Wine by the glass: Let us rant and rave

Published 9:00 pm Saturday, June 12, 2004

I have both a rant and a rave to share today. As you may have noticed, criticism is not a main component in my public interpretation of the world of wine. In fact, I’ve been criticized for not being more of a critic. So, why this sudden shift of position? Well, as I composed my rave, I realized there was a burr in my saddle regarding wine and the way it does or does not get dispensed by the glass in many restaurants. Let me explain, starting with:

My rant

With the premium wine industry in the state of Washington exploding at an unprecedented pace, it seems natural that an appreciation for the beverage beyond what I consider the status quo should accompany this amazing growth of truly high quality local wine selections.

After all, you can quench your thirst with a good microbrew just about anywhere, but trying to satisfy a yearning for a premium, interesting glass of wine is a bit more of a challenge. The huge refinery-style wineries, most of which are in California, have a stranglehold on the single-glass pours in most restaurant wine lists.
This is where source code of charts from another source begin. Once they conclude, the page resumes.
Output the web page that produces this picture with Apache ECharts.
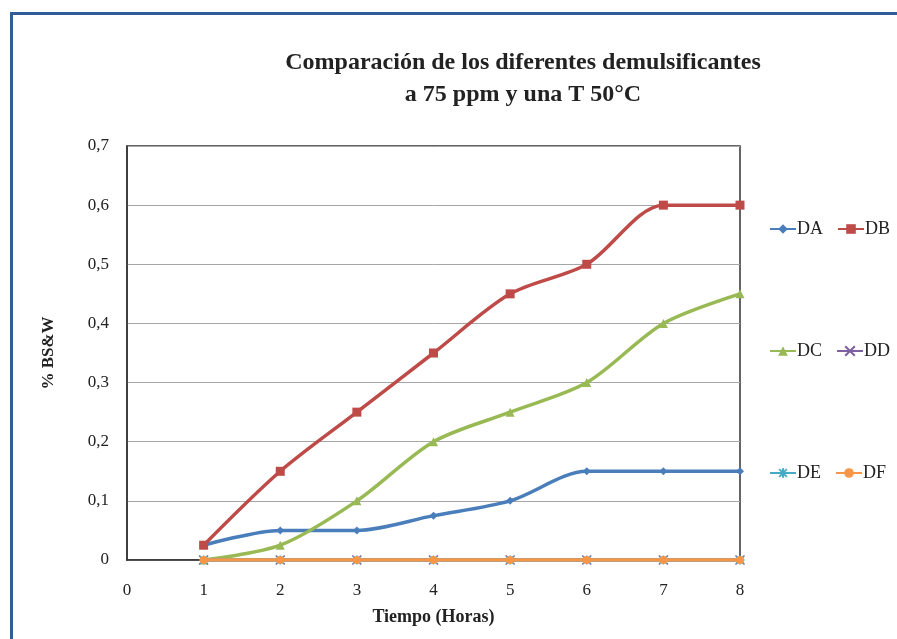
<!DOCTYPE html>
<html><head><meta charset="utf-8">
<script src="https://cdn.jsdelivr.net/npm/echarts@6/dist/echarts.min.js"></script>
<style>html,body{margin:0;padding:0;background:#fff}#c{width:897px;height:639px}</style>
</head><body><div id="c"></div>
<script>
const hours = [1, 2, 3, 4, 5, 6, 7, 8];
const seriesNames = ['DA', 'DB', 'DC', 'DD', 'DE', 'DF'];
const DA = [0.025, 0.05, 0.05, 0.075, 0.1, 0.15, 0.15, 0.15];
const DB = [0.025, 0.15, 0.25, 0.35, 0.45, 0.5, 0.6, 0.6];
const DC = [0, 0.025, 0.1, 0.2, 0.25, 0.3, 0.4, 0.45];
const DD = [0, 0, 0, 0, 0, 0, 0, 0];
const DE = [0, 0, 0, 0, 0, 0, 0, 0];
const DF = [0, 0, 0, 0, 0, 0, 0, 0];
const values = [DA, DB, DC, DD, DE, DF];
const colors = ['#4a7ebb', '#be4b48', '#98b954', '#7d60a0', '#46aac5', '#f79646'];
const symbols = ['diamond', 'rect', 'triangle',
  'path://M0,0L10,10M10,0L0,10',
  'path://M5,0L5,10M0,5L10,5M1,1L9,9M9,1L1,9',
  'circle'];
const symbolSizes = [8, 9, 9, 9, 9, 8];
const titleFont = '"Liberation Serif", "DejaVu Serif", serif';

const chart = echarts.init(document.getElementById('c'));
const series = seriesNames.map((n, i) => ({
  name: n, type: 'line', smooth: 0.3,
  data: hours.map((h, j) => [h, values[i][j]]),
  symbol: symbols[i], symbolSize: symbolSizes[i],
  lineStyle: { width: 3.5, color: colors[i] },
  itemStyle: { color: colors[i], borderColor: colors[i], borderWidth: (i === 3 || i === 4) ? 1.5 : 0 },
  z: 2 + i
}));
const legendCommon = {
  orient: 'horizontal', itemWidth: 26, itemHeight: 12, itemGap: 14,
  textStyle: { fontFamily: titleFont, fontSize: 18, color: '#222', padding: [0, 0, 0, -4] }
};
chart.setOption({
  backgroundColor: '#fff',
  animation: false,
  color: colors,
  graphic: [{
    type: 'rect', shape: { x: 11.5, y: 13.5, width: 920, height: 660 },
    style: { fill: 'none', stroke: '#2f5d97', lineWidth: 3 }, z: 100
  }],
  title: {
    text: 'Comparación de los diferentes demulsificantes\na 75 ppm y una T 50°C',
    left: 518, top: 42, textAlign: 'center',
    textStyle: { fontFamily: titleFont, fontWeight: 'bold', fontSize: 24, lineHeight: 32, color: '#222' }
  },
  legend: [
    Object.assign({ data: ['DA', 'DB'], left: 764, top: 215 }, legendCommon),
    Object.assign({ data: ['DC', 'DD'], left: 764, top: 337 }, legendCommon),
    Object.assign({ data: ['DE', 'DF'], left: 764, top: 459 }, legendCommon)
  ],
  grid: { left: 127, right: 157, top: 146, bottom: 79, containLabel: false, show: true, borderColor: '#333', borderWidth: 1.5 },
  xAxis: {
    type: 'value', min: 0, max: 8, interval: 1,
    name: 'Tiempo (Horas)', nameLocation: 'middle', nameGap: 48,
    nameTextStyle: { fontFamily: titleFont, fontWeight: 'bold', fontSize: 18, color: '#222' },
    axisLine: { show: true, lineStyle: { color: '#333', width: 1.5 } },
    axisTick: { show: false },
    splitLine: { show: false },
    axisLabel: { fontFamily: titleFont, fontSize: 17, color: '#222', margin: 22 }
  },
  yAxis: {
    type: 'value', min: 0, max: 0.7, interval: 0.1,
    name: '% BS&W', nameLocation: 'middle', nameGap: 70, nameRotate: 90,
    nameTextStyle: { fontFamily: titleFont, fontWeight: 'bold', fontSize: 17, color: '#222' },
    axisLine: { show: true, lineStyle: { color: '#333', width: 1.5 } },
    axisTick: { show: false },
    splitLine: { show: true, lineStyle: { color: '#a6a6a6', width: 1 } },
    axisLabel: { fontFamily: titleFont, fontSize: 17, color: '#222', margin: 18,
      formatter: v => (Math.round(v * 10) / 10).toString().replace('.', ',') }
  },
  series: series
});
</script></body></html>
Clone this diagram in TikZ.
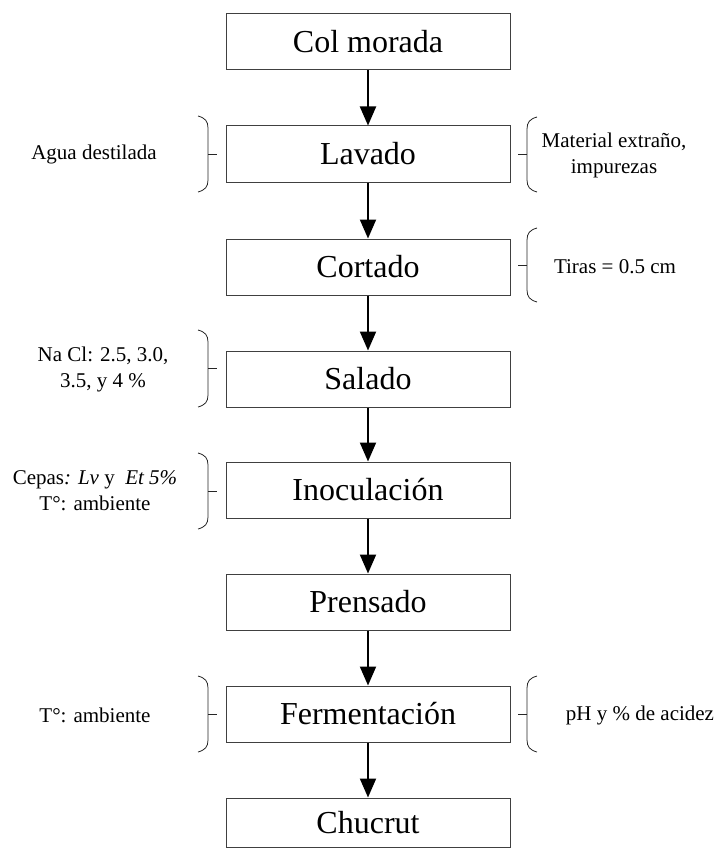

There are many cleverly cloaked second labels meant to give the impression that they’re small independent wineries, but they’re really still part of the behemoth industrial vintners that make up a disproportionate amount of the restaurant glass pours in this area.

I don’t mean to say that these wines are horribly bad, undrinkable plonk. Many to which I’ve been directed by curiously overmotivated wait staff have been pleasant enough and inoffensive. I’m also sure that it’s easier and more efficient to limit a list of wines available by the glass and not burden staff with the need to maintain an awareness of the many varieties of available local and global wines. Yet, taking the chance that the consumer base might just appreciate a wider selection and different options might just result in a better experience for the customer. That better experience might also be reflected in that best of incentives for the staff and ownership – the gratuity.

Another nit-picking detail I’d like to point out stems from the sad vessels in which most restaurants serve their wine. The investment in glassware that can dramatically improve the overall experience of the patrons is a must in this cork dork’s opinion. One way to limit the initial expense of acquiring better stemware is at first to limit using the good stemware for the better wines. When a customer sees someone else enjoying a glass of wine from a beautiful glass it just might encourage him or her to consider expanding his own palate and potentially the wine list of the restaurant.

My dear Aunt Vera has always said, “If you don’t have something nice to say, then it’s best just to not say anything.” Well, sorry Auntie, I’ll try hard to not disappoint too much in the future. So let’s move along to:

My rave

Following a tip received through the grapevine, I visited a new restaurant in the south Everett area that was said to be really good and had an interesting list of wines. To my total delight, I discovered Zinnia Cafe. Once inside, beyond its rather nondescript strip mall exterior, I suddenly thought, “Now we’re talking…this place is great.”

The partitioned entrance shielded the interior initially but added a cozy, homey first impression. I was drawn to the warm colors of the space with an eggplant hew on the ceiling and the dramatic full wall painting of the flower from which the restaurant takes its name. The distressed white antique furniture, white linens, and the beaded, crystal chandelier that serves as a focal point in the center of the candle-lit room spoke of the style and attention to detail that’s part of this little diamond in the rough.

Matthew greeted us with courteous professionalism and offered us their fresh sheet menu and wine list. I actually said aloud, “giddy-up!” while surveying the options available by the glass. Finally there’s a place willing to take a stab at offering wines from off the beaten path and at prices that actually make sense.

Without hesitation, I ordered a glass of a Bordeaux-style blend from a brand-new Walla Walla producer that I didn’t expect to find in any restaurant, let alone by the glass. Regretfully, Matthew informed me that the wine had been going like wildfire and they were currently out of stock.

“What? A high end red wine from a relatively unknown Washington winery is flowing like water in a restaurant that just opened?” I took this as a glimpse into the crystal ball at what other restaurants will soon come to mimic. Nothing is more plagiarized than success, and by all accounts, Zinnia Cafe is worthy of that attention. By the way, in another pleasant surprise, the glassware was also quite worthy of its contents.

Our food was delicious and expertly prepared by chef Joseph Bounds, who believes in a fresh, interesting, seasonal approach to his preparations. I can best describe the style as “comfy-gourmet.” I think the Zinnia Cafe could easily become a regular haunt for this only slightly fussy non-critic.

If you’d like to visit the trailblazing kids at Zinnia Cafe, you can find Matthew, Joseph, Kimberly and Christopher at 13416 Bothell-Everett Highway #203, Mill Creek, 425-357-0512.